If my students learned anything that day it is to come to terms with the fact that knowledge begins when they face their own ignorance, by humbly stepping down from the expert role.

*     *     *

Joel asks if we can do an experiment.  His latest favorite phrase is "let's test a hypothesis."  It can be anything, really.  "Will the remote work without batteries, Micah? My hypothesis is no it won't." or “If daddy tries an olive, will he hate it? My hypothesis is that he won't like it.” So, I ask him what we should test and he explains that we should test what floats, so he goes on a scavenger hunt for items that will and will not float.

“This lemon will not float, daddy, it's too heavy.”  When it floats, he looks shocked.  "It's heavy and it doesn't have air in it.  Most things that float have air in them."

I drop in a paper clip.  "How come the paper clip sinks and the lemon floats?
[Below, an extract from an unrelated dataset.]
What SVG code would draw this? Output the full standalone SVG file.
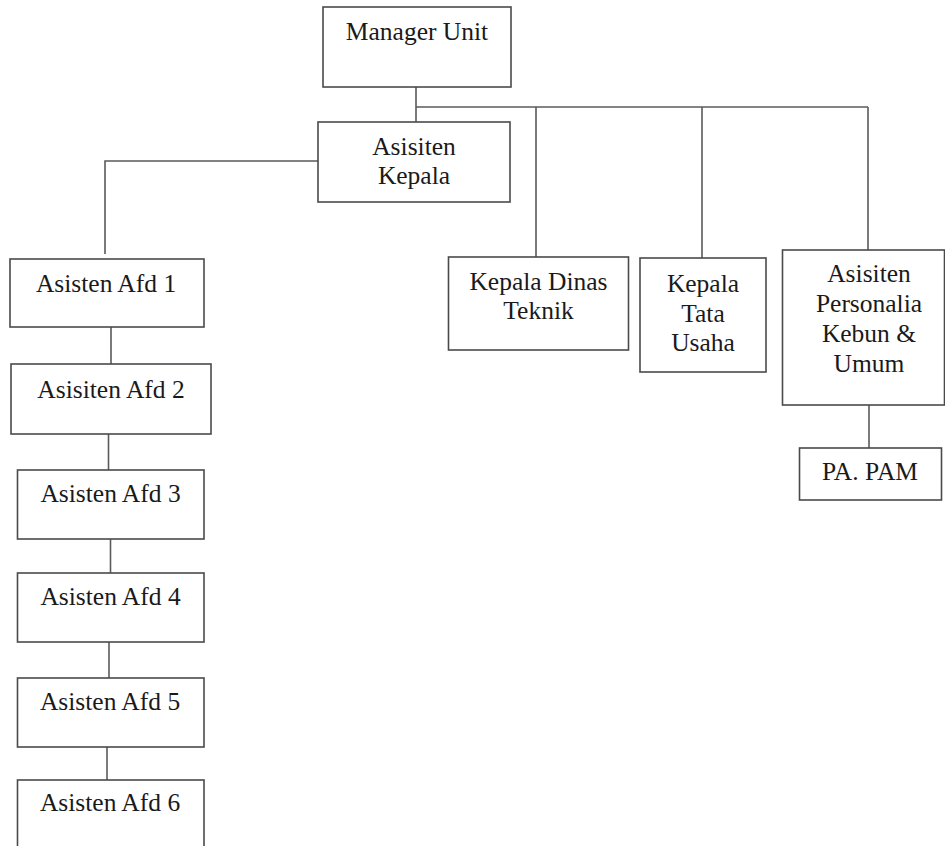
<svg xmlns="http://www.w3.org/2000/svg" width="945" height="846" viewBox="0 0 945 846">
<style>
.box{fill:#fff;stroke:#4a4a4a;stroke-width:1.6}
.lbl{font-family:"Liberation Serif","Times New Roman",serif;font-size:25.5px;fill:#1a1a1a;text-anchor:middle}
.con{stroke:#5a5a5a;stroke-width:1.6;fill:none}
</style>
<rect width="945" height="846" fill="#fff"/>
<g id="connectors">
<path class="con" d="M416,87V122"/>
<path class="con" d="M416,107H868"/>
<path class="con" d="M536,107V257"/>
<path class="con" d="M702,107V258"/>
<path class="con" d="M868,107V252"/>
<path class="con" d="M318,161H105V254"/>
<path class="con" d="M111,327V364"/>
<path class="con" d="M108.5,434V470"/>
<path class="con" d="M110.5,539V573"/>
<path class="con" d="M109,642V678"/>
<path class="con" d="M107,747V780"/>
<path class="con" d="M869,405V448"/>
</g>
<g id="manager-unit">
<rect class="box" x="323" y="7" width="188" height="80"/>
<text class="lbl" x="417" y="40">Manager Unit</text>
</g>
<g id="asisiten-kepala">
<rect class="box" x="318" y="122" width="192" height="80"/>
<text class="lbl" x="414" y="155">Asisiten</text>
<text class="lbl" x="414" y="184">Kepala</text>
</g>
<g id="asisten-afd-1">
<rect class="box" x="10" y="259" width="194" height="68"/>
<text class="lbl" x="106" y="292">Asisten Afd 1</text>
</g>
<g id="asisiten-afd-2">
<rect class="box" x="11" y="364" width="200" height="70"/>
<text class="lbl" x="111" y="398">Asisiten Afd 2</text>
</g>
<g id="asisten-afd-3">
<rect class="box" x="17.5" y="470" width="186.5" height="69"/>
<text class="lbl" x="110.5" y="502">Asisten Afd 3</text>
</g>
<g id="asisten-afd-4">
<rect class="box" x="17.5" y="573" width="186.5" height="69"/>
<text class="lbl" x="110.5" y="605">Asisten Afd 4</text>
</g>
<g id="asisten-afd-5">
<rect class="box" x="17.5" y="678" width="186.5" height="69"/>
<text class="lbl" x="110" y="710">Asisten Afd 5</text>
</g>
<g id="asisten-afd-6">
<rect class="box" x="17.5" y="780" width="186.5" height="90"/>
<text class="lbl" x="110" y="811">Asisten Afd 6</text>
</g>
<g id="kepala-dinas-teknik">
<rect class="box" x="448.5" y="257" width="180" height="93"/>
<text class="lbl" x="538.5" y="290">Kepala Dinas</text>
<text class="lbl" x="538.5" y="318.5">Teknik</text>
</g>
<g id="kepala-tata-usaha">
<rect class="box" x="640" y="258" width="126" height="114"/>
<text class="lbl" x="703" y="292">Kepala</text>
<text class="lbl" x="703" y="321.5">Tata</text>
<text class="lbl" x="703" y="351">Usaha</text>
</g>
<g id="asisiten-personalia">
<rect class="box" x="782.5" y="250" width="162" height="155"/>
<text class="lbl" x="869" y="282">Asisiten</text>
<text class="lbl" x="869" y="312">Personalia</text>
<text class="lbl" x="869" y="342">Kebun &amp;</text>
<text class="lbl" x="869" y="372">Umum</text>
</g>
<g id="pa-pam">
<rect class="box" x="799.5" y="448" width="142" height="52"/>
<text class="lbl" x="870" y="480">PA. PAM</text>
</g>
</svg>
The lemon is heavier."
How do you explain buoyancy forces to a four year old? How do you explain the forces of friction? The truth is you don't have to. The power is in the process and not in the lecture.

“I'm not really sure how to explain it.”

“That's okay, daddy, neither do I,” he answers.

He pauses for a second and asks, “Will more things float if it's salty water?”

“I don't know.”

“You're joking me, right?” So we try it with salt water. He then asks about Jello and chocolate syrup and hot lava and each time I have to admit that I don't know. I can't think of the last time I've used that phrase with students.

So, Johnny is enrolled in our local university, sitting in a dorm room when he tells me that he thought he was an expert until he reached college. “I became really good at finding the answers, but I also learned to lose the questions.” I get it. If I want my students to pursue a real education, I don't need high test scores. I need scientists asking why things float or citizens taking the time to draw out the story from a tragic event or a child who admits that they haven't figured out the universe. I need my students to embrace the mystery of what they are learning.